Brian Block | Greensboro, North Carolina | 03/16/1999
(4 out of 5 stars)
"Something like the final product of setting the Communist Manifesto to the tunes from the first 2 They Might Be Giants records, jetting the results and a multitrack round-trip to the 19th century for Sergei Rachmaninoff to record a version of, then giving his tapes to Faust (with special guest-star Charles Ives) for extensive remixing. The disadvantage of these comparson games is how useless they are if you don't know the referents, so if that's you, well, this particular release has major-key left-wing revolution jingles stretched on the rack into wondrously grandiose piano pieces and interlaced with all kinds of weird strangely-tuned interrupting riffs, drones, electronic jags, and other such eruptions. Occasionally Cheer-Accident forget to redefine music in favor of ignoring musical requirements altogether, but "Vacuum"'s buildup of interlocking drones is a remarkable study in Krautrock construction (poor frequent-replay value, but very worth hearing twice), and "Dismantling The Berlin Waltz", an actual song and the Platonic ideal of the sound I've just been describing, has joined my all-time favorite songs shortlist (but do hit forward-skip when the closing siren kicks in, 6:20 through)."The Law Of Attraction" is more Gastr Del Sol-like: unperiodic strums, sounding like the bass notes of an autoharp with no key selected, setting a thin high voice singing the oddly romantic "We collide at the intersection/ I fly through the windshield into your arms/ we embrace/ the ambulance sirens/ as the sound of metal is cut away/ we display intermingled remains". "Failure", on the other hand, plays half its length as pop, like one of Ben Folds Five's serious numbers, before evolving into the group sound and then into a peppy brass arrangement. I've owned this album for 14 months as I write and it just now is emerging among my most-played records of the moment. Some things take a while to get past the "Huh?" stage."
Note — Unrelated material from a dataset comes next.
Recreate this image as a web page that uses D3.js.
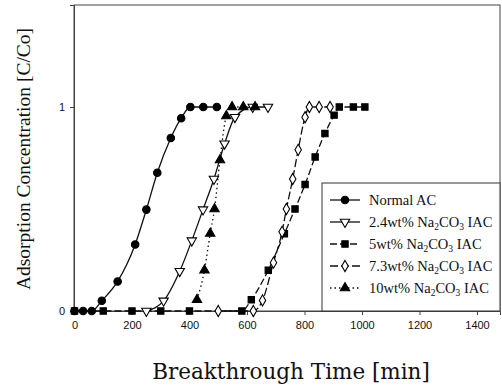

Remarkable work from Chicago's finest
El DZ | Chicago, IL USA | 03/23/2000
(5 out of 5 stars)
"Cheer-Accident outdid themselves on this finely crafted work of art. It's a listening experience, complete with droning noises, patchwork edits, and beautiful melodies. Parts of it recall the ultra-poppy WHY ALBUM of a few years earlier; most of it is in a new realm of music, not often explored by anyone. The band is one of the best I've ever witnessed in live performance, and they're as creative and varied as any musical artist in the history of modern music (i.e., the last eighty years or so). If you don't own this record, buy it without regret. And if you have any spare copies of their old stuff on cassette and/or vinyl, send me an e-mail."